═════ Collected data
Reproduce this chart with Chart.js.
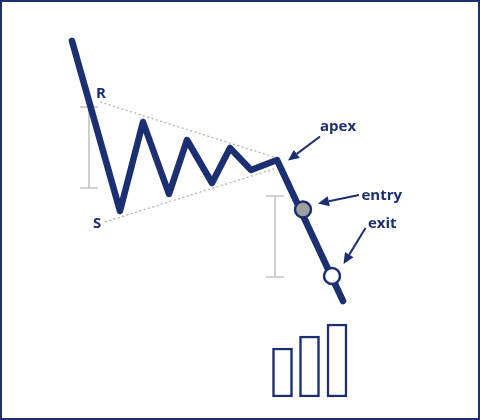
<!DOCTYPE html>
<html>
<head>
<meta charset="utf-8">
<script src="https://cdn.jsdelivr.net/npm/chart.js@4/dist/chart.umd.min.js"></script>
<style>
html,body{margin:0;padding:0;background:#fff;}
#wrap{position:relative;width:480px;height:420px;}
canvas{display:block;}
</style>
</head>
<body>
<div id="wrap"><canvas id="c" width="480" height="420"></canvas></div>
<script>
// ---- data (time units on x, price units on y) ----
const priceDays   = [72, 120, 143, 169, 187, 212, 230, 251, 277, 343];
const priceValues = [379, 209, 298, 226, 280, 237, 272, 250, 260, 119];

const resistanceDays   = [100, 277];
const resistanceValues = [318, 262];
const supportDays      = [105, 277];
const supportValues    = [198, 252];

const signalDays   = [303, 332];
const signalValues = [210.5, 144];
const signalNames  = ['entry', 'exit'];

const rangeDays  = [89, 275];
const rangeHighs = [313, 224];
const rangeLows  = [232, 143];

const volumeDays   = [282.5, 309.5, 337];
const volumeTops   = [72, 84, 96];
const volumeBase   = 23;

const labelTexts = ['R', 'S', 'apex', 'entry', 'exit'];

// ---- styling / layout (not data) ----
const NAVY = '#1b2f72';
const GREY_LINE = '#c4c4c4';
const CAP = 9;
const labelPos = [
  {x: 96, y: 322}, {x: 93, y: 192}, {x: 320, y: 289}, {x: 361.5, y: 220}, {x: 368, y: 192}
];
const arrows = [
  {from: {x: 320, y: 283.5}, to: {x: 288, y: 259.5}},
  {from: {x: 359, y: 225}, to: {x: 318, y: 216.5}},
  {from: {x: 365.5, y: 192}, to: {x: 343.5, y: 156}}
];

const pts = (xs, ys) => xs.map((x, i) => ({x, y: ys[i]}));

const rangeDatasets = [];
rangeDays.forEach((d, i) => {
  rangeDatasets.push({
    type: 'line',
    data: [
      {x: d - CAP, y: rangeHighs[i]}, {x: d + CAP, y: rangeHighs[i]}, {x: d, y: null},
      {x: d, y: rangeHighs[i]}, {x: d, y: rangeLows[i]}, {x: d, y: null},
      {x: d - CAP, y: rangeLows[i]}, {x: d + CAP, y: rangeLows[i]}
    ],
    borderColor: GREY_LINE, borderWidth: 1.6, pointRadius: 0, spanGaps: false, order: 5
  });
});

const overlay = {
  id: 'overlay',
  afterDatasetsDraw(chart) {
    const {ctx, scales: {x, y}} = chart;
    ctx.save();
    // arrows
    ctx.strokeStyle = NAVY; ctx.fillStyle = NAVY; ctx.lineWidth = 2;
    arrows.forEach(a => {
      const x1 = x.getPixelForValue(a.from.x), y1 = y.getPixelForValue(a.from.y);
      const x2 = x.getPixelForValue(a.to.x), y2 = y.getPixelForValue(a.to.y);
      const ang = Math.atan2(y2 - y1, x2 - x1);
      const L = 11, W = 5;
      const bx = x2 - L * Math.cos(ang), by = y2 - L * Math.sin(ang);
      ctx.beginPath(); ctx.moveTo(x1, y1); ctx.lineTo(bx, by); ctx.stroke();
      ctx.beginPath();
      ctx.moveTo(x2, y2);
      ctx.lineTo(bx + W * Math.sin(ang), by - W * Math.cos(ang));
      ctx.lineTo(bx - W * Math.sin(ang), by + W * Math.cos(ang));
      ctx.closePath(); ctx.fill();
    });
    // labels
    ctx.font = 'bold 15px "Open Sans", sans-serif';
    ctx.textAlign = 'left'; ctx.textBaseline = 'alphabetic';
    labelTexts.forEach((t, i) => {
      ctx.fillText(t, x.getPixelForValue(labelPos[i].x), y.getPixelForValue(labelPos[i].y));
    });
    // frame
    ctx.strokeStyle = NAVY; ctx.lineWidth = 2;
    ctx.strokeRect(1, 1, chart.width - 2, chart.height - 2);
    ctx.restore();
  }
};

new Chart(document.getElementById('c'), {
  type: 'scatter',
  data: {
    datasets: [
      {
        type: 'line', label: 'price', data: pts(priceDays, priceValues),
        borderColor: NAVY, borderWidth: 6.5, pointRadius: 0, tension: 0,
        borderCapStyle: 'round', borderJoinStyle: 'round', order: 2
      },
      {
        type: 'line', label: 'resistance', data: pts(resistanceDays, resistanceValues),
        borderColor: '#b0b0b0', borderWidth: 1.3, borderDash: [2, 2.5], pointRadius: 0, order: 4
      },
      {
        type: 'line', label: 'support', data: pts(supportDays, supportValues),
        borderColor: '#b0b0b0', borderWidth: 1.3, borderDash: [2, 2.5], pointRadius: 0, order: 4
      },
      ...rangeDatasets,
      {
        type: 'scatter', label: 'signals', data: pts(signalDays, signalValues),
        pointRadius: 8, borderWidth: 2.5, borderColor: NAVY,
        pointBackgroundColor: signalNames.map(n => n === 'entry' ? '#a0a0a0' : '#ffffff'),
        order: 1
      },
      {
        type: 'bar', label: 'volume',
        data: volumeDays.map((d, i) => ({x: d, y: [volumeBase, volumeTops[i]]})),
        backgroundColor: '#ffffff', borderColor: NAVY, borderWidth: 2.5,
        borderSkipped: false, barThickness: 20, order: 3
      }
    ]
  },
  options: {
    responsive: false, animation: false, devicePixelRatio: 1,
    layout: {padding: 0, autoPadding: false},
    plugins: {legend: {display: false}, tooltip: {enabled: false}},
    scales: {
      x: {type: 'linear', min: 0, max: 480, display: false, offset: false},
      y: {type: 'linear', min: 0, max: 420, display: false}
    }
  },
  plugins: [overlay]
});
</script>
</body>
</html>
══════════
| Work to complete |
Pictures excluded, repeat exactly the lines from the top of the material through the line with "const labelTexts = ['R', 'S', 'apex', 'entry', 'exit'];", including both of those lines.

| Task answer |
Reproduce this chart with Chart.js.
<!DOCTYPE html>
<html>
<head>
<meta charset="utf-8">
<script src="https://cdn.jsdelivr.net/npm/chart.js@4/dist/chart.umd.min.js"></script>
<style>
html,body{margin:0;padding:0;background:#fff;}
#wrap{position:relative;width:480px;height:420px;}
canvas{display:block;}
</style>
</head>
<body>
<div id="wrap"><canvas id="c" width="480" height="420"></canvas></div>
<script>
// ---- data (time units on x, price units on y) ----
const priceDays   = [72, 120, 143, 169, 187, 212, 230, 251, 277, 343];
const priceValues = [379, 209, 298, 226, 280, 237, 272, 250, 260, 119];

const resistanceDays   = [100, 277];
const resistanceValues = [318, 262];
const supportDays      = [105, 277];
const supportValues    = [198, 252];

const signalDays   = [303, 332];
const signalValues = [210.5, 144];
const signalNames  = ['entry', 'exit'];

const rangeDays  = [89, 275];
const rangeHighs = [313, 224];
const rangeLows  = [232, 143];

const volumeDays   = [282.5, 309.5, 337];
const volumeTops   = [72, 84, 96];
const volumeBase   = 23;

const labelTexts = ['R', 'S', 'apex', 'entry', 'exit'];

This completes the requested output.